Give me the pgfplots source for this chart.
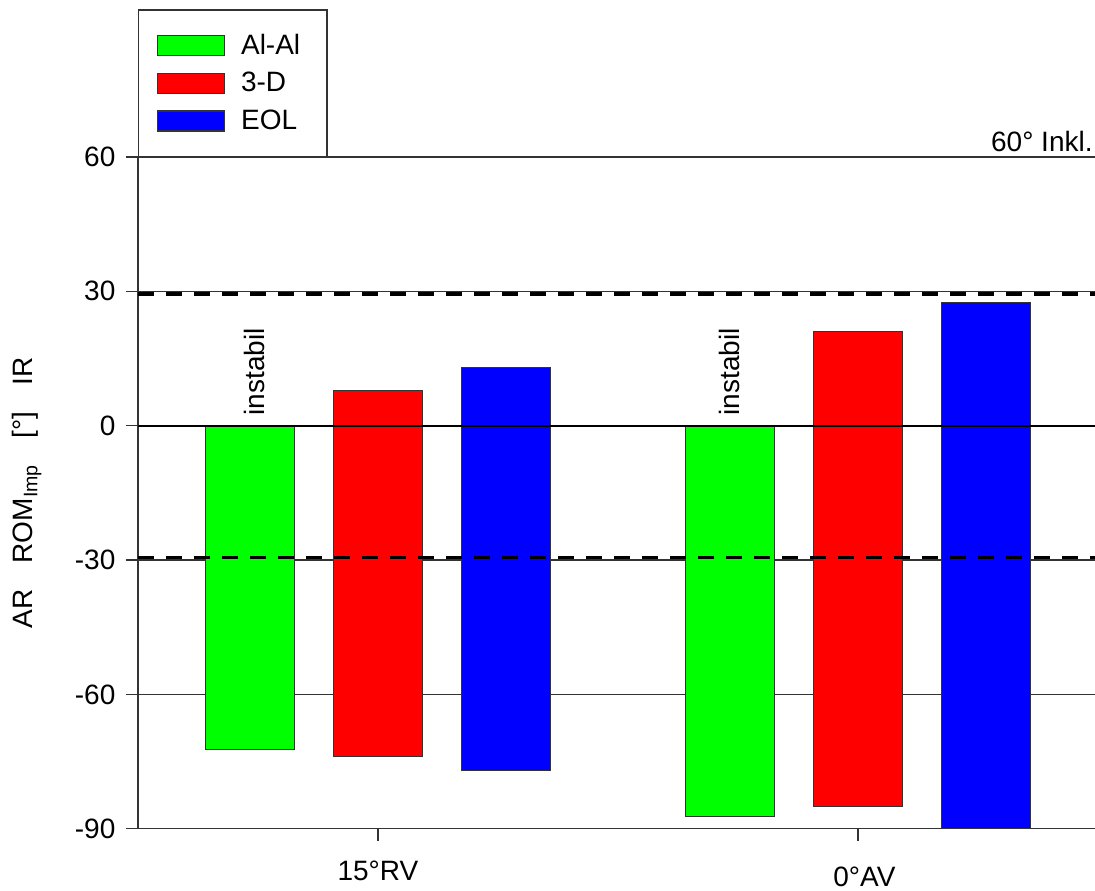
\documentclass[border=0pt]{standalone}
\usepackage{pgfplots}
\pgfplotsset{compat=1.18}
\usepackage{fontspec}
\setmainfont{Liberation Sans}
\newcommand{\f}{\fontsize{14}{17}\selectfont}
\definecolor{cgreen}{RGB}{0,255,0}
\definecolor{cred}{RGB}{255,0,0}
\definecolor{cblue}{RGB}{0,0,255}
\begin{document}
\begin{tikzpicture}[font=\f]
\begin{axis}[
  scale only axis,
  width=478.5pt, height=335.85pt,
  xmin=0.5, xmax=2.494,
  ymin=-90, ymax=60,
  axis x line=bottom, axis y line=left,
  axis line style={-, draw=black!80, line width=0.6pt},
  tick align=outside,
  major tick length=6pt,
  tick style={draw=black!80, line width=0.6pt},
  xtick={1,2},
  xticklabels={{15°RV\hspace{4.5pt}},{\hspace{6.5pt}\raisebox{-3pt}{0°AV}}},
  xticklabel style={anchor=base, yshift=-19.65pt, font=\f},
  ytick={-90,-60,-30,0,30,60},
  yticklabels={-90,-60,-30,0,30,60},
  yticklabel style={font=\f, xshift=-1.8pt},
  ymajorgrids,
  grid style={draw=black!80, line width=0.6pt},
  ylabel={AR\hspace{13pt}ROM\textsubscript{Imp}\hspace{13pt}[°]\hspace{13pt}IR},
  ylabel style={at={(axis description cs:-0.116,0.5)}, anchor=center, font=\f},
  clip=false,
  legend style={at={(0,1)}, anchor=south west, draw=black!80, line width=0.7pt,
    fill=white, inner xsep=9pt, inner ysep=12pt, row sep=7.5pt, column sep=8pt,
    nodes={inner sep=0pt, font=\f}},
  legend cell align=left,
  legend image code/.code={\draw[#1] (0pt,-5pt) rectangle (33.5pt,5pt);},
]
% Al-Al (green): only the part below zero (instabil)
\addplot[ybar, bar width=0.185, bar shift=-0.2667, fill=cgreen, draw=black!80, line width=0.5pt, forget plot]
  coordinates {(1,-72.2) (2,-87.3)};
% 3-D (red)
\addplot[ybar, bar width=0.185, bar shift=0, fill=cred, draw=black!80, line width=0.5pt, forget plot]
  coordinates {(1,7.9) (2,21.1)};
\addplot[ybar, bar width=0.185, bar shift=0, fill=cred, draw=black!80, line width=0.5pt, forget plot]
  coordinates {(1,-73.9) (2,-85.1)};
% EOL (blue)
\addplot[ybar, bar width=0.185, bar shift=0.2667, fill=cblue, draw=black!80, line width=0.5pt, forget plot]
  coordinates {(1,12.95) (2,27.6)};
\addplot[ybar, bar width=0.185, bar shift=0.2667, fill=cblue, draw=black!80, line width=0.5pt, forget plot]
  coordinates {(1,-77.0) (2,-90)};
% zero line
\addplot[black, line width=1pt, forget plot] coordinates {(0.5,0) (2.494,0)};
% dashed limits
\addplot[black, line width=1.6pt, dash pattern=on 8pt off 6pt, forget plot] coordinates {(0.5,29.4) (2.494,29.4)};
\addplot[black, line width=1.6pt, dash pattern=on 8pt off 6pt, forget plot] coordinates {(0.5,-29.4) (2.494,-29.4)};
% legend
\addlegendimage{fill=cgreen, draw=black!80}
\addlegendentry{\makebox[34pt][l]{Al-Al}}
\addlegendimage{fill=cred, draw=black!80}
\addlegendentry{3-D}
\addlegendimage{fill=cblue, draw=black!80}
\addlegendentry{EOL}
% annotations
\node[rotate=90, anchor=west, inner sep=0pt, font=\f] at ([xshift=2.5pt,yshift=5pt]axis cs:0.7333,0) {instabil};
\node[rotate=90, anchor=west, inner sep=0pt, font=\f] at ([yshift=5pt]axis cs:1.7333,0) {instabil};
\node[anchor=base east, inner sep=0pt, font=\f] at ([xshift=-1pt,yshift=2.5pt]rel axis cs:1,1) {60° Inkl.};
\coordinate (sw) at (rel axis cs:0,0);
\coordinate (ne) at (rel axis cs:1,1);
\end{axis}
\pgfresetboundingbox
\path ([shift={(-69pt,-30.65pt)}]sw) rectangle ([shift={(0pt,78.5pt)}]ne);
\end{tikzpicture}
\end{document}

= = = =

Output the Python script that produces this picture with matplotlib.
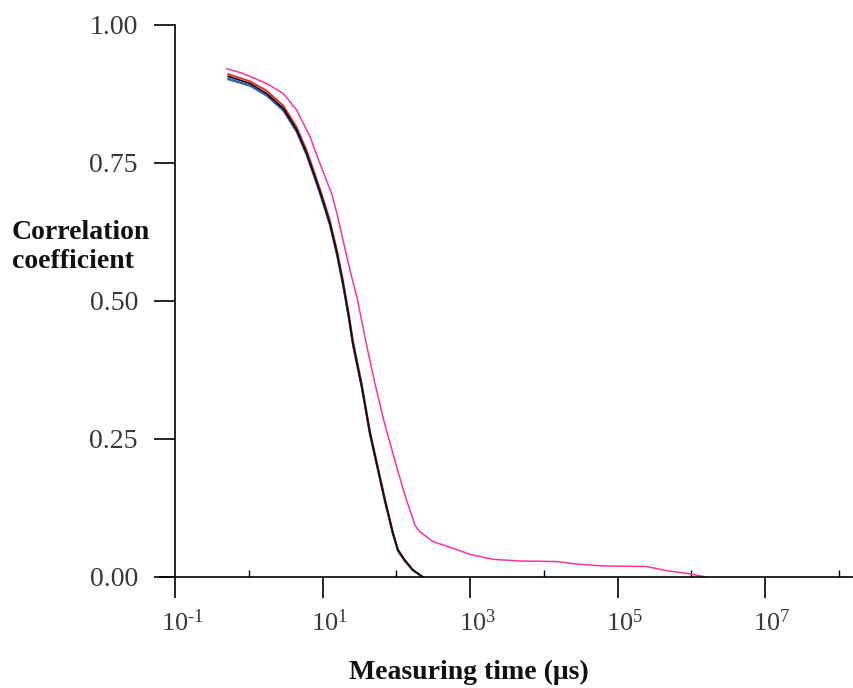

= = = =

- _Your instructions_
Each line that holds the word "this" is to be copied.

- _In response_
Give me the pgfplots source for this chart.
Output the Python script that produces this picture with matplotlib.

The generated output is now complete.